To be done ->
Retype the line where "The picture is" appears and each line that follows it down to the last line of the records below. Leave the pictures out.

Listing ->
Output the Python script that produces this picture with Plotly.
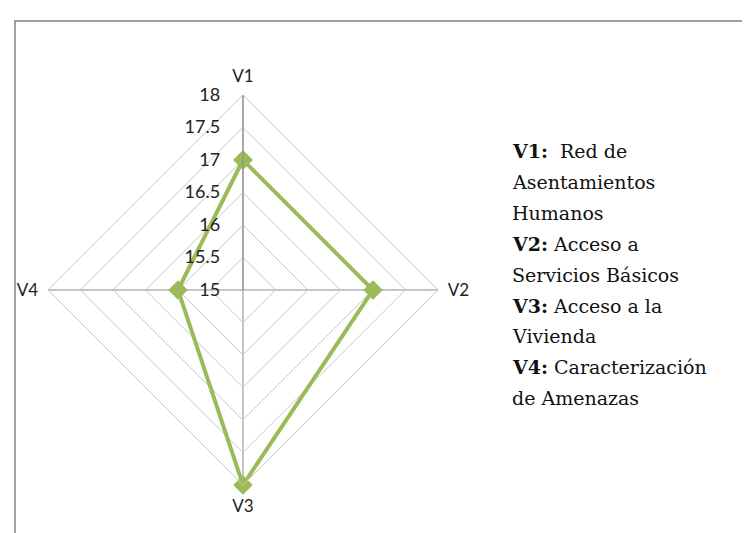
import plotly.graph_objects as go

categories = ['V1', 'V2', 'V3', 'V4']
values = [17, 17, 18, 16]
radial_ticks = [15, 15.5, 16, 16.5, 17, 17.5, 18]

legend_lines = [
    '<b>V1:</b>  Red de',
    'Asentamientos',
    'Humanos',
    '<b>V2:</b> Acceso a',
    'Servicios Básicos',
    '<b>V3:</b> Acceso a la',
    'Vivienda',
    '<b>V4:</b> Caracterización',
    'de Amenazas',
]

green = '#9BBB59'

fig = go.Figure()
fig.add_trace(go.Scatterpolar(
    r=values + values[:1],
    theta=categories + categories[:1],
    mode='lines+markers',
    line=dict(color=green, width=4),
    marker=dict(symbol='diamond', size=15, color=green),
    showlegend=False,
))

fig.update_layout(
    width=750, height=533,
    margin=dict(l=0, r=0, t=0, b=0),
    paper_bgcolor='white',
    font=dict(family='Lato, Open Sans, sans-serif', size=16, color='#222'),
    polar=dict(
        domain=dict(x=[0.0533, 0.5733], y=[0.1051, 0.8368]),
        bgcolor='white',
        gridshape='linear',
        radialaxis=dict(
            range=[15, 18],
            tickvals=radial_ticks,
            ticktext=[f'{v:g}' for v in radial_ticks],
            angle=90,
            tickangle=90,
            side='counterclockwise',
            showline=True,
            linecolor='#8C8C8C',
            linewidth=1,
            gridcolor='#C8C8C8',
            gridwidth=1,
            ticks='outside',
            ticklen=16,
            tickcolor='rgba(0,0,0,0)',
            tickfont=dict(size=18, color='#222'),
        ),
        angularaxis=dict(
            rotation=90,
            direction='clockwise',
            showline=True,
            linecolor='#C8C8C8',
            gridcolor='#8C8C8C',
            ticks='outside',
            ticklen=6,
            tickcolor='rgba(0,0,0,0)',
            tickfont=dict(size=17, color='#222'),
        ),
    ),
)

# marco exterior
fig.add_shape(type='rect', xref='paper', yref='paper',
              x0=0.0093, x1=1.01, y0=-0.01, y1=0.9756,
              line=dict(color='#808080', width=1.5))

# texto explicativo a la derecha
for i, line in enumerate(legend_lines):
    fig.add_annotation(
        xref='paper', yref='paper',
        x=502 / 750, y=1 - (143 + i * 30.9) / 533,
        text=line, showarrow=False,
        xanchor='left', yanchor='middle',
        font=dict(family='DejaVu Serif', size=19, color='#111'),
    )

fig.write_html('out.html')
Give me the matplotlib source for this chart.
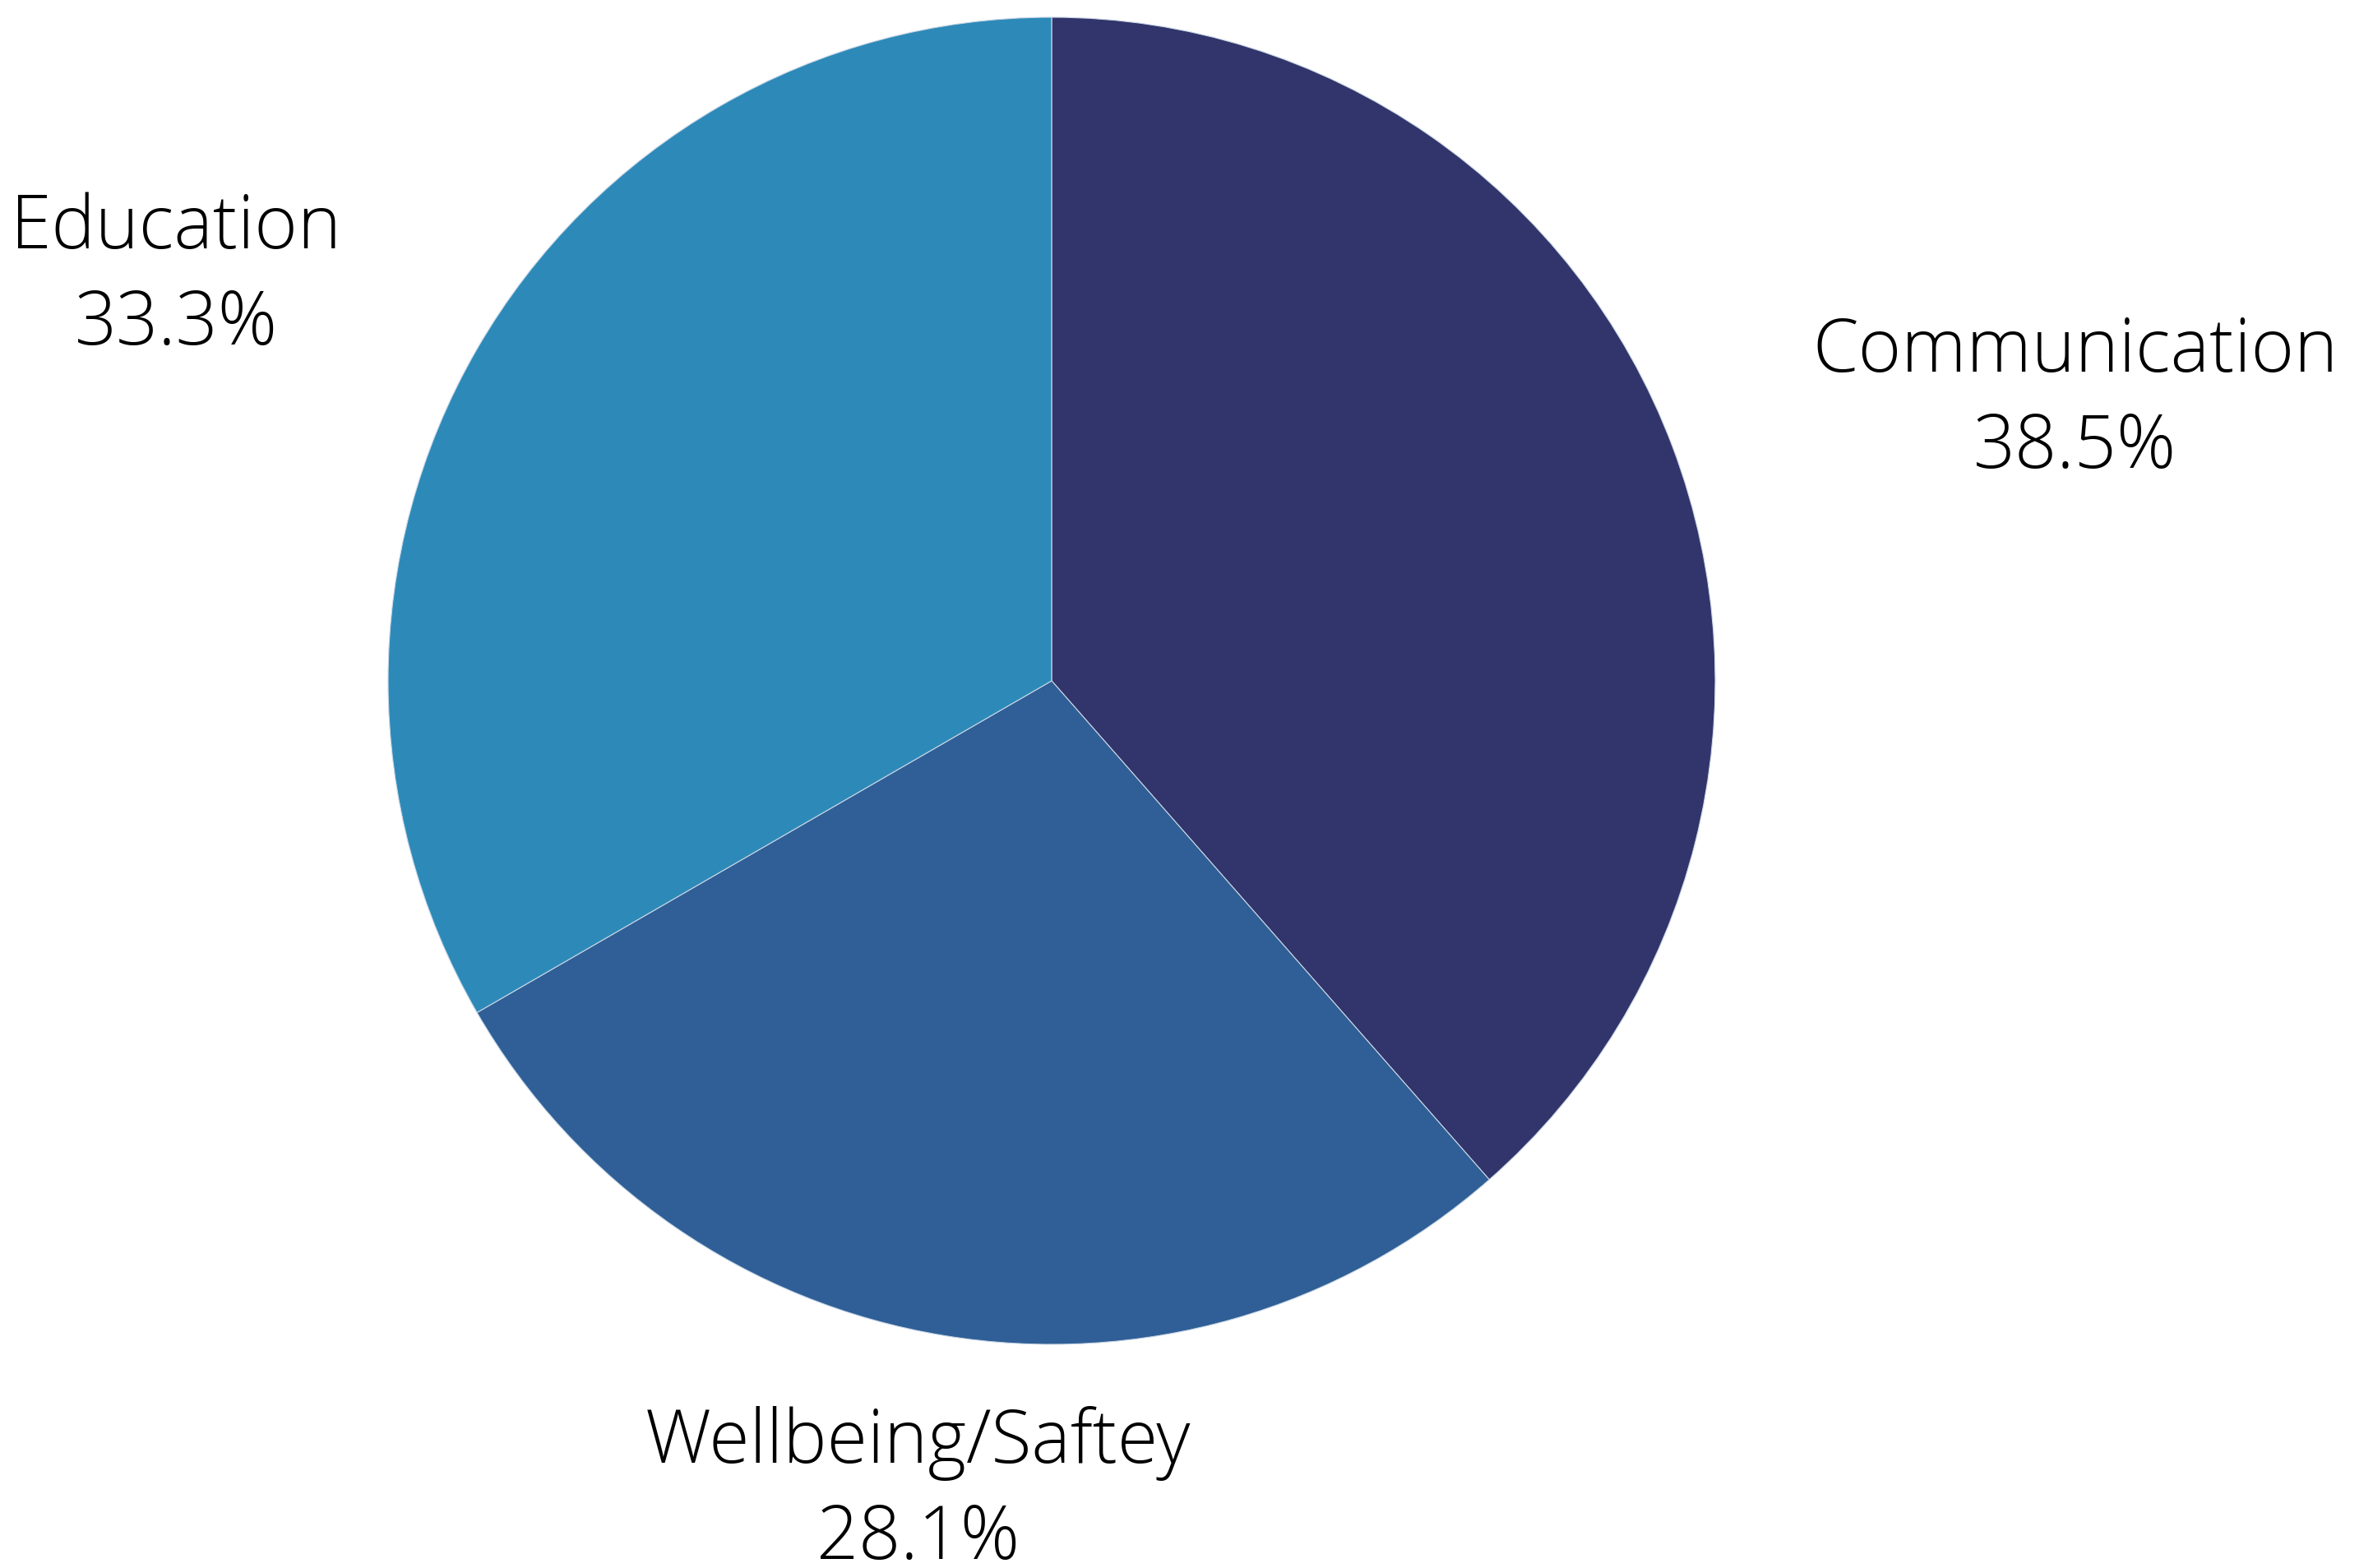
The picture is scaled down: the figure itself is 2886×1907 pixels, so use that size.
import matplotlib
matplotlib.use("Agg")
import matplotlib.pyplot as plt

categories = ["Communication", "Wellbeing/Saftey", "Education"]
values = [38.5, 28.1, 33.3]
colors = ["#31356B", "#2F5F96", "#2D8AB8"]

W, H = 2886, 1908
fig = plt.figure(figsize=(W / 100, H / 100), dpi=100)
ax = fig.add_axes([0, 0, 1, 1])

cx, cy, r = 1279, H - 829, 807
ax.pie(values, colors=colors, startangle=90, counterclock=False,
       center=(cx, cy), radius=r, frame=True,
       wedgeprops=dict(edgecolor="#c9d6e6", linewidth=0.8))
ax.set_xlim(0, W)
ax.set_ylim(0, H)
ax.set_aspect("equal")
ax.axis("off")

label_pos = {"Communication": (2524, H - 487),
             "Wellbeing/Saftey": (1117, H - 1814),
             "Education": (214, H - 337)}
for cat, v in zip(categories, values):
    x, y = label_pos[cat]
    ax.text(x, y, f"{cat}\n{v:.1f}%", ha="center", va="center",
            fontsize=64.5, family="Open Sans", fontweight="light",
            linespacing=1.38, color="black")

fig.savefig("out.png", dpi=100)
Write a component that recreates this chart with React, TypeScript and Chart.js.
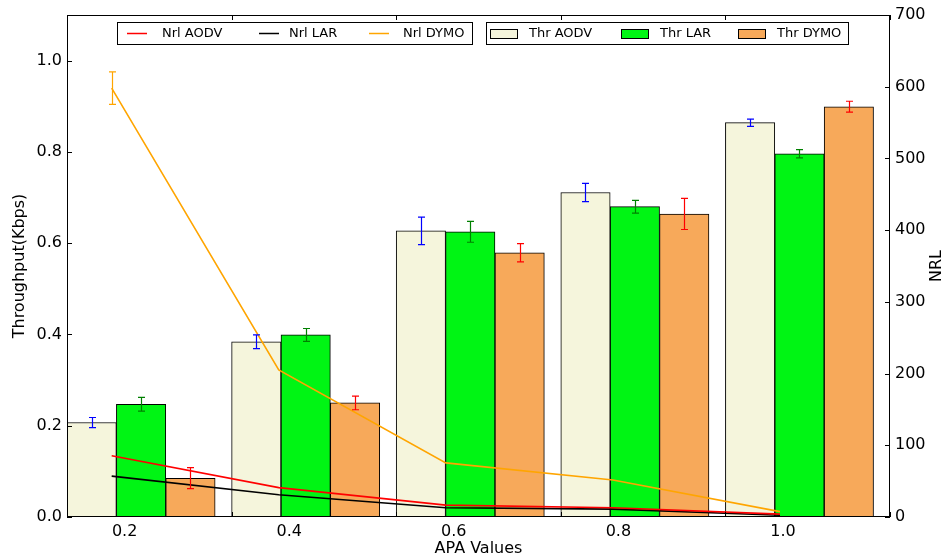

Written response ->
The picture is scaled down: the figure itself is 2886×1907 pixels, so use that size.
import matplotlib
matplotlib.use("Agg")
import matplotlib.pyplot as plt

categories = ["Communication", "Wellbeing/Saftey", "Education"]
values = [38.5, 28.1, 33.3]
colors = ["#31356B", "#2F5F96", "#2D8AB8"]

W, H = 2886, 1908
fig = plt.figure(figsize=(W / 100, H / 100), dpi=100)
ax = fig.add_axes([0, 0, 1, 1])

cx, cy, r = 1279, H - 829, 807
ax.pie(values, colors=colors, startangle=90, counterclock=False,
       center=(cx, cy), radius=r, frame=True,
       wedgeprops=dict(edgecolor="#c9d6e6", linewidth=0.8))
ax.set_xlim(0, W)
ax.set_ylim(0, H)
ax.set_aspect("equal")
ax.axis("off")

label_pos = {"Communication": (2524, H - 487),
             "Wellbeing/Saftey": (1117, H - 1814),
             "Education": (214, H - 337)}
for cat, v in zip(categories, values):
    x, y = label_pos[cat]
    ax.text(x, y, f"{cat}\n{v:.1f}%", ha="center", va="center",
            fontsize=64.5, family="Open Sans", fontweight="light",
            linespacing=1.38, color="black")

fig.savefig("out.png", dpi=100)
Write a component that recreates this chart with React, TypeScript and Chart.js.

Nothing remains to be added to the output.